A adoção de imagens que parecem certificados reais também é uma das estratégias utilizadas: isso induz o consumidor a pensar que aquele produto passou por algum tipo de controle de qualidade ou averiguação para receber esse certificado, quando, na verdade, é apenas um elemento incorporado na embalagem sem embasamento de pesquisa. Muitos termos, inclusive, são irrelevantes, mas são colocados nas embalagens para passar uma sensação de que realmente existe uma preocupação com o meio ambiente. Por exemplo, o uso de clorofluorcarbonos (CFC) é proibido no País desde 1988 e, mesmo assim, o certificado que atesta que o produto é livre desse composto ainda é amplamente utilizado.

Nesse contexto, a falta de justificativas para termos como eco-friendly; “ambientalmente correto”; ”à base de ingredientes naturais”; “amigo do meio ambiente”, entre outros, prejudica a veracidade e pode acender um alerta para quem consome esses produtos. Não é porque está na embalagem que é verdade. 

O Instituto Brasileiro de Defesa do Consumidor montou uma lista de marcas que fazem greenwashing, as quais podem ser consultadas on-line. 

Como contornar o problema?

Foto: Freepik

Sylmara diz que o problema do greenwashing só será solucionado quando a própria cadeia de produção for repensada e reestruturada para poluir e impactar menos o meio ambiente. “A gente se negou a discutir o centro de tudo, que é como a gente vai reduzir a dependência dos combustíveis fósseis”, diz. A mudança para uma virada verde e a real adequação das empresas, necessariamente, passa por uma mudança da matéria-prima que nos fornece energia. Não há possibilidade de cobrar produtos sustentáveis se não é possível produzi-los sem que uma parte da produção acabe poluindo o meio ambiente. “Para que eu entregue um produto de boa qualidade é preciso investir numa mudança estrutural. Então, é mais do que só pensar no trabalho de uma única empresa, por isso que eu estou dizendo: uma única empresa não consegue mudar o sistema. Precisa ser algo combinado setorialmente e intersetorialmente.
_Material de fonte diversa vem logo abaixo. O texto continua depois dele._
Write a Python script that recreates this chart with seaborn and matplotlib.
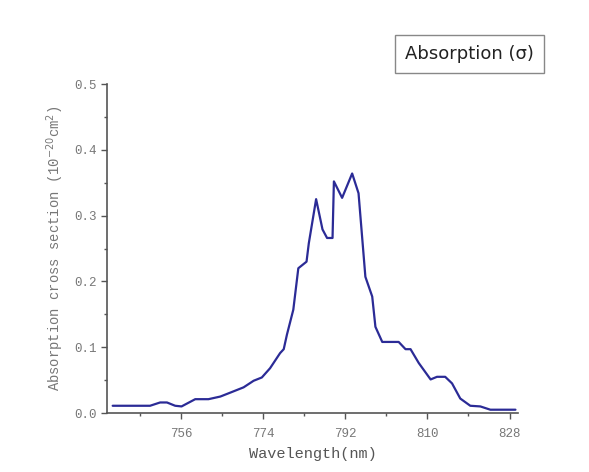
import matplotlib
matplotlib.use("Agg")
import matplotlib.pyplot as plt
from matplotlib.ticker import MultipleLocator, FormatStrFormatter
import seaborn as sns

wavelength = [741.0, 749.2, 751.4, 752.9, 754.7, 756.1, 759.1, 762.0, 764.6, 766.8,
              769.7, 771.9, 773.7, 775.5, 777.7, 778.5, 779.2, 780.6, 781.7, 783.5,
              784.0, 785.6, 787.0, 788.0, 789.2, 789.5, 791.3, 793.5, 794.9, 796.4,
              797.9, 798.6, 800.1, 803.7, 805.2, 806.3, 808.1, 810.7, 812.1, 813.9,
              815.4, 817.2, 819.4, 821.6, 823.8, 829.3]
sigma = [0.011, 0.011, 0.016, 0.016, 0.011, 0.010, 0.021, 0.021, 0.025, 0.031,
         0.039, 0.049, 0.054, 0.068, 0.091, 0.097, 0.119, 0.157, 0.220, 0.230,
         0.258, 0.325, 0.279, 0.266, 0.266, 0.352, 0.327, 0.364, 0.334, 0.207,
         0.177, 0.131, 0.108, 0.108, 0.097, 0.097, 0.076, 0.051, 0.055, 0.055,
         0.045, 0.022, 0.011, 0.010, 0.005, 0.005]
x_ticks = [756, 774, 792, 810, 828]
legend_text = "Absorption (σ)"

sns.set_style("ticks")
plt.rcParams['font.family'] = ['Liberation Mono', 'DejaVu Sans']

fig = plt.figure(figsize=(5.89, 4.72), dpi=100)
ax = fig.add_axes([0.182, 0.125, 0.697, 0.697])

sns.lineplot(x=wavelength, y=sigma, ax=ax, color="#2b2b96", linewidth=1.6)

ax.set_xlim(739.8, 829.8)
ax.set_ylim(0, 0.5)
ax.set_xticks(x_ticks)
ax.xaxis.set_minor_locator(MultipleLocator(9))
ax.yaxis.set_major_locator(MultipleLocator(0.1))
ax.yaxis.set_minor_locator(MultipleLocator(0.05))
ax.yaxis.set_major_formatter(FormatStrFormatter('%.1f'))

for s in ["top", "right"]:
    ax.spines[s].set_visible(False)
for s in ["left", "bottom"]:
    ax.spines[s].set_color("#555555")
    ax.spines[s].set_linewidth(1.2)

ax.tick_params(axis="both", which="major", length=4, width=1, color="#555555",
               labelsize=9, labelcolor="#777777", direction="out")
ax.tick_params(axis="x", which="major", pad=7)
ax.tick_params(axis="both", which="minor", length=2, width=1, color="#555555",
               direction="out")

ax.set_xlabel("Wavelength(nm)", fontsize=11, color="#555555", labelpad=5)
ax.set_ylabel(r"Absorption cross section (10$^{-20}$cm$^{2}$)", fontsize=10,
              color="#777777", labelpad=6)

fig.text(0.797, 0.886, legend_text, ha="center", va="center", fontsize=13,
         family="DejaVu Sans", color="#222222",
         bbox=dict(boxstyle="square,pad=0.55", facecolor="white",
                   edgecolor="#888888", linewidth=1))

fig.savefig("out.png", dpi=100)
E, no caso das mudanças climáticas, globalmente”, explica a professora.

Um dos exemplos mais danosos ao meio ambiente e hiperestimulado atualmente é a fast fashion: a produção em massa de artigos de roupa que, ao serem produzidos a um menor custo, também acabam sendo de menor qualidade. Isso ocasiona o descarte rápido e não pensado de toneladas de roupas que não irão sumir do dia para a noite. “Não tem rentabilidade, porque eu estou falando de produtos sintéticos, e não tem uma cadeia de logística reversa estruturada em nenhum lugar do mundo. Como é que eu vou continuar com essa roda acontecendo, se eu não mexer nessas pontas sensíveis que movimentam a economia, que é o consumo e o dinheiro que financia esse padrão?”, indaga Sylmara. 

A própria população busca formas de consumir produtos e serviços que estejam adequados a esse novo momento. Isso, porém, não transfere a responsabilidade de fiscalização de quem é verde ou não para eles. Trata-se, antes, de uma ação conjunta entre empresas, população e Estado. Diminuir o consumo, ou pelo menos mudar a forma como ele é feito, e repensar a forma de produção já é um grande passo. “Para isso a gente vai ter que formar e capacitar profissionais de várias áreas. No sistema jurídico, ninguém foi informado sobre isso, então vai ter que capacitar. É importante incluir nos currículos dos novos advogados, os bacharéis em Direito, a importância de pensar nisso.  Da mesma forma, incluir na formação dos bacharéis em Administração e Engenharia. Ou seja, é todo mundo ao mesmo tempo”, complementa Sylmara.